──────── Data block
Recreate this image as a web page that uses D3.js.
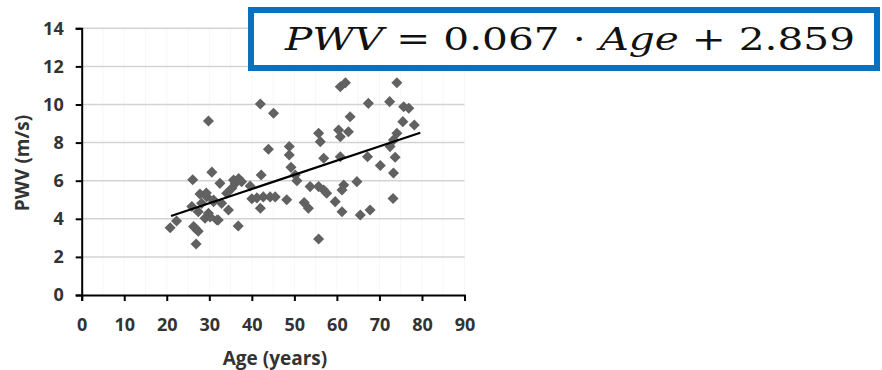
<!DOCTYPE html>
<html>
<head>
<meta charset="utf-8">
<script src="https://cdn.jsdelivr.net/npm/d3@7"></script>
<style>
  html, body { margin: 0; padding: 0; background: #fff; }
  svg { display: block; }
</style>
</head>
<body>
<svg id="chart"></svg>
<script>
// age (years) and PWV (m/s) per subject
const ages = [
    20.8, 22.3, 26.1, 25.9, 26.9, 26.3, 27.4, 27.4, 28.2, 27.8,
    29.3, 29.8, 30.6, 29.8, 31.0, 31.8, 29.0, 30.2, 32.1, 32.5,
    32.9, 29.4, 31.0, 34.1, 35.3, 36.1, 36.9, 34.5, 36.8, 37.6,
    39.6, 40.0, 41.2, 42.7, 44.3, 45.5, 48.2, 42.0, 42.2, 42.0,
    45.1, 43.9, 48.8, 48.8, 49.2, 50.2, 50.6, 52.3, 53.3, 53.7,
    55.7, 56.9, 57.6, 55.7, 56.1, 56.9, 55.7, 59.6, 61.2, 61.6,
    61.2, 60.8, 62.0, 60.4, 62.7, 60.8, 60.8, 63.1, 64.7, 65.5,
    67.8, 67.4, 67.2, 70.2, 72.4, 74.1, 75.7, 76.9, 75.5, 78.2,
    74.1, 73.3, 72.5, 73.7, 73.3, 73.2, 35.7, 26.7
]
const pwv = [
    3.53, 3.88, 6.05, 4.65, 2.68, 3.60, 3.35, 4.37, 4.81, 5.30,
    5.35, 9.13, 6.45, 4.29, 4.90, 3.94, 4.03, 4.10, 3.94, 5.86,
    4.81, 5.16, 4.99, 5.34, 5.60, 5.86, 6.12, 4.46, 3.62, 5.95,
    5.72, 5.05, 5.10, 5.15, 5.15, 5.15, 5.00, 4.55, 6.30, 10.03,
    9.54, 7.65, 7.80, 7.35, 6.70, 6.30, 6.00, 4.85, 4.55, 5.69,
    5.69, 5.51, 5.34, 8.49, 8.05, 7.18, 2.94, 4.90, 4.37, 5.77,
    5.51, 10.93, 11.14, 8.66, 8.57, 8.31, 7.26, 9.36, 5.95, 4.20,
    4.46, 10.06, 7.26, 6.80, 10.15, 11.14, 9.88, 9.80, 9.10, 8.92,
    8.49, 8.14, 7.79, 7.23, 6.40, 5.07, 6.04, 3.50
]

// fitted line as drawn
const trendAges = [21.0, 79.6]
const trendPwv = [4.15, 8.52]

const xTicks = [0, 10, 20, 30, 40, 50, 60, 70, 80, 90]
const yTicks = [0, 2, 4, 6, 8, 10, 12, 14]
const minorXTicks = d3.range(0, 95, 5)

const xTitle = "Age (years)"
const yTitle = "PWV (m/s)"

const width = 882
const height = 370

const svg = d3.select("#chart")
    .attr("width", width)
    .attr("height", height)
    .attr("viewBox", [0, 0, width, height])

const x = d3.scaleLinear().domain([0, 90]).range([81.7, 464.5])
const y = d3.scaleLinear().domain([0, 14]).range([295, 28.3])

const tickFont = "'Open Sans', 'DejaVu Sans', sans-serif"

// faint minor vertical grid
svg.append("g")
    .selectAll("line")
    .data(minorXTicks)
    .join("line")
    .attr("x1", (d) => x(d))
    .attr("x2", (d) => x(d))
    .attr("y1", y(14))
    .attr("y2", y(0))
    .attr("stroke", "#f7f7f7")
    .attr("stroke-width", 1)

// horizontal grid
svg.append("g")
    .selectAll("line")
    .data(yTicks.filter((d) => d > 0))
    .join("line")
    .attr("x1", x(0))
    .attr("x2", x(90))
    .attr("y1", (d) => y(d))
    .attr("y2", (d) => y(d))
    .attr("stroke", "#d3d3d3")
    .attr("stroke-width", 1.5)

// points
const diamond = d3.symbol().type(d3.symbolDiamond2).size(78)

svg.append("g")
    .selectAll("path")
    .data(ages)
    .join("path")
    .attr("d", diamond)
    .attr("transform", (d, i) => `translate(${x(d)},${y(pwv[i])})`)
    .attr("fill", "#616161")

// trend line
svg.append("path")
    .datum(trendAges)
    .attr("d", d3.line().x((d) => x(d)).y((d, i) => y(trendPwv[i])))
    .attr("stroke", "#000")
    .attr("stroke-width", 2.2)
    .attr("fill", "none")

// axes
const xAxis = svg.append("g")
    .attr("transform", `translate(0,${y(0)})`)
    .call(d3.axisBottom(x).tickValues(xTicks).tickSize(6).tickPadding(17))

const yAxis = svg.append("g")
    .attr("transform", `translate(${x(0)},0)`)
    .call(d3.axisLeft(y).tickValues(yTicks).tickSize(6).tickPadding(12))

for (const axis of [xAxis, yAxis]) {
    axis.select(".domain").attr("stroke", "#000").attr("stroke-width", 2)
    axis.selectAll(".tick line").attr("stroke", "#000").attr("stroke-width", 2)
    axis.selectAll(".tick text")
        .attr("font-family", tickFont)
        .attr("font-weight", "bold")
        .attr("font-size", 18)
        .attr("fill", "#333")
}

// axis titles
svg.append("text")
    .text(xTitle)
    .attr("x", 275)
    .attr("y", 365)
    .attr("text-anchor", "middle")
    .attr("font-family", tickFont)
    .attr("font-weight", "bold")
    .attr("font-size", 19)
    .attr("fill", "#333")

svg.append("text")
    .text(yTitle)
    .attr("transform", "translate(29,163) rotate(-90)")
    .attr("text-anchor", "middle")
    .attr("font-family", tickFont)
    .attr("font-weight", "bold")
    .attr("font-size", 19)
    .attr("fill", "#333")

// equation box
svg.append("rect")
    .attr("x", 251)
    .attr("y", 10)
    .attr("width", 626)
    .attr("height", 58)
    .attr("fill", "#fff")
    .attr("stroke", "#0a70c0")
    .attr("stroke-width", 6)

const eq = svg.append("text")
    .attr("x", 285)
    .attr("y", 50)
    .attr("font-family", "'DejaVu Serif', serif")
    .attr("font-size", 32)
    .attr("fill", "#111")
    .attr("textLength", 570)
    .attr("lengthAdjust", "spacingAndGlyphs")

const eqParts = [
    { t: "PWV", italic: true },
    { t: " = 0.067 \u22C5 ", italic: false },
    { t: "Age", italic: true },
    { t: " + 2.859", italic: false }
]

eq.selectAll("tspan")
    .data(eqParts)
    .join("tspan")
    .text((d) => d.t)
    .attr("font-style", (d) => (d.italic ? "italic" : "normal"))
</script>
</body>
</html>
────────────────
● What this task involves
Copy out the data above exactly, except the pictures.

● Output of the exercise
Recreate this image as a web page that uses D3.js.
<!DOCTYPE html>
<html>
<head>
<meta charset="utf-8">
<script src="https://cdn.jsdelivr.net/npm/d3@7"></script>
<style>
  html, body { margin: 0; padding: 0; background: #fff; }
  svg { display: block; }
</style>
</head>
<body>
<svg id="chart"></svg>
<script>
// age (years) and PWV (m/s) per subject
const ages = [
    20.8, 22.3, 26.1, 25.9, 26.9, 26.3, 27.4, 27.4, 28.2, 27.8,
    29.3, 29.8, 30.6, 29.8, 31.0, 31.8, 29.0, 30.2, 32.1, 32.5,
    32.9, 29.4, 31.0, 34.1, 35.3, 36.1, 36.9, 34.5, 36.8, 37.6,
    39.6, 40.0, 41.2, 42.7, 44.3, 45.5, 48.2, 42.0, 42.2, 42.0,
    45.1, 43.9, 48.8, 48.8, 49.2, 50.2, 50.6, 52.3, 53.3, 53.7,
    55.7, 56.9, 57.6, 55.7, 56.1, 56.9, 55.7, 59.6, 61.2, 61.6,
    61.2, 60.8, 62.0, 60.4, 62.7, 60.8, 60.8, 63.1, 64.7, 65.5,
    67.8, 67.4, 67.2, 70.2, 72.4, 74.1, 75.7, 76.9, 75.5, 78.2,
    74.1, 73.3, 72.5, 73.7, 73.3, 73.2, 35.7, 26.7
]
const pwv = [
    3.53, 3.88, 6.05, 4.65, 2.68, 3.60, 3.35, 4.37, 4.81, 5.30,
    5.35, 9.13, 6.45, 4.29, 4.90, 3.94, 4.03, 4.10, 3.94, 5.86,
    4.81, 5.16, 4.99, 5.34, 5.60, 5.86, 6.12, 4.46, 3.62, 5.95,
    5.72, 5.05, 5.10, 5.15, 5.15, 5.15, 5.00, 4.55, 6.30, 10.03,
    9.54, 7.65, 7.80, 7.35, 6.70, 6.30, 6.00, 4.85, 4.55, 5.69,
    5.69, 5.51, 5.34, 8.49, 8.05, 7.18, 2.94, 4.90, 4.37, 5.77,
    5.51, 10.93, 11.14, 8.66, 8.57, 8.31, 7.26, 9.36, 5.95, 4.20,
    4.46, 10.06, 7.26, 6.80, 10.15, 11.14, 9.88, 9.80, 9.10, 8.92,
    8.49, 8.14, 7.79, 7.23, 6.40, 5.07, 6.04, 3.50
]

// fitted line as drawn
const trendAges = [21.0, 79.6]
const trendPwv = [4.15, 8.52]

const xTicks = [0, 10, 20, 30, 40, 50, 60, 70, 80, 90]
const yTicks = [0, 2, 4, 6, 8, 10, 12, 14]
const minorXTicks = d3.range(0, 95, 5)

const xTitle = "Age (years)"
const yTitle = "PWV (m/s)"

const width = 882
const height = 370

const svg = d3.select("#chart")
    .attr("width", width)
    .attr("height", height)
    .attr("viewBox", [0, 0, width, height])

const x = d3.scaleLinear().domain([0, 90]).range([81.7, 464.5])
const y = d3.scaleLinear().domain([0, 14]).range([295, 28.3])

const tickFont = "'Open Sans', 'DejaVu Sans', sans-serif"

// faint minor vertical grid
svg.append("g")
    .selectAll("line")
    .data(minorXTicks)
    .join("line")
    .attr("x1", (d) => x(d))
    .attr("x2", (d) => x(d))
    .attr("y1", y(14))
    .attr("y2", y(0))
    .attr("stroke", "#f7f7f7")
    .attr("stroke-width", 1)

// horizontal grid
svg.append("g")
    .selectAll("line")
    .data(yTicks.filter((d) => d > 0))
    .join("line")
    .attr("x1", x(0))
    .attr("x2", x(90))
    .attr("y1", (d) => y(d))
    .attr("y2", (d) => y(d))
    .attr("stroke", "#d3d3d3")
    .attr("stroke-width", 1.5)

// points
const diamond = d3.symbol().type(d3.symbolDiamond2).size(78)

svg.append("g")
    .selectAll("path")
    .data(ages)
    .join("path")
    .attr("d", diamond)
    .attr("transform", (d, i) => `translate(${x(d)},${y(pwv[i])})`)
    .attr("fill", "#616161")

// trend line
svg.append("path")
    .datum(trendAges)
    .attr("d", d3.line().x((d) => x(d)).y((d, i) => y(trendPwv[i])))
    .attr("stroke", "#000")
    .attr("stroke-width", 2.2)
    .attr("fill", "none")

// axes
const xAxis = svg.append("g")
    .attr("transform", `translate(0,${y(0)})`)
    .call(d3.axisBottom(x).tickValues(xTicks).tickSize(6).tickPadding(17))

const yAxis = svg.append("g")
    .attr("transform", `translate(${x(0)},0)`)
    .call(d3.axisLeft(y).tickValues(yTicks).tickSize(6).tickPadding(12))

for (const axis of [xAxis, yAxis]) {
    axis.select(".domain").attr("stroke", "#000").attr("stroke-width", 2)
    axis.selectAll(".tick line").attr("stroke", "#000").attr("stroke-width", 2)
    axis.selectAll(".tick text")
        .attr("font-family", tickFont)
        .attr("font-weight", "bold")
        .attr("font-size", 18)
        .attr("fill", "#333")
}

// axis titles
svg.append("text")
    .text(xTitle)
    .attr("x", 275)
    .attr("y", 365)
    .attr("text-anchor", "middle")
    .attr("font-family", tickFont)
    .attr("font-weight", "bold")
    .attr("font-size", 19)
    .attr("fill", "#333")

svg.append("text")
    .text(yTitle)
    .attr("transform", "translate(29,163) rotate(-90)")
    .attr("text-anchor", "middle")
    .attr("font-family", tickFont)
    .attr("font-weight", "bold")
    .attr("font-size", 19)
    .attr("fill", "#333")

// equation box
svg.append("rect")
    .attr("x", 251)
    .attr("y", 10)
    .attr("width", 626)
    .attr("height", 58)
    .attr("fill", "#fff")
    .attr("stroke", "#0a70c0")
    .attr("stroke-width", 6)

const eq = svg.append("text")
    .attr("x", 285)
    .attr("y", 50)
    .attr("font-family", "'DejaVu Serif', serif")
    .attr("font-size", 32)
    .attr("fill", "#111")
    .attr("textLength", 570)
    .attr("lengthAdjust", "spacingAndGlyphs")

const eqParts = [
    { t: "PWV", italic: true },
    { t: " = 0.067 \u22C5 ", italic: false },
    { t: "Age", italic: true },
    { t: " + 2.859", italic: false }
]

eq.selectAll("tspan")
    .data(eqParts)
    .join("tspan")
    .text((d) => d.t)
    .attr("font-style", (d) => (d.italic ? "italic" : "normal"))
</script>
</body>
</html>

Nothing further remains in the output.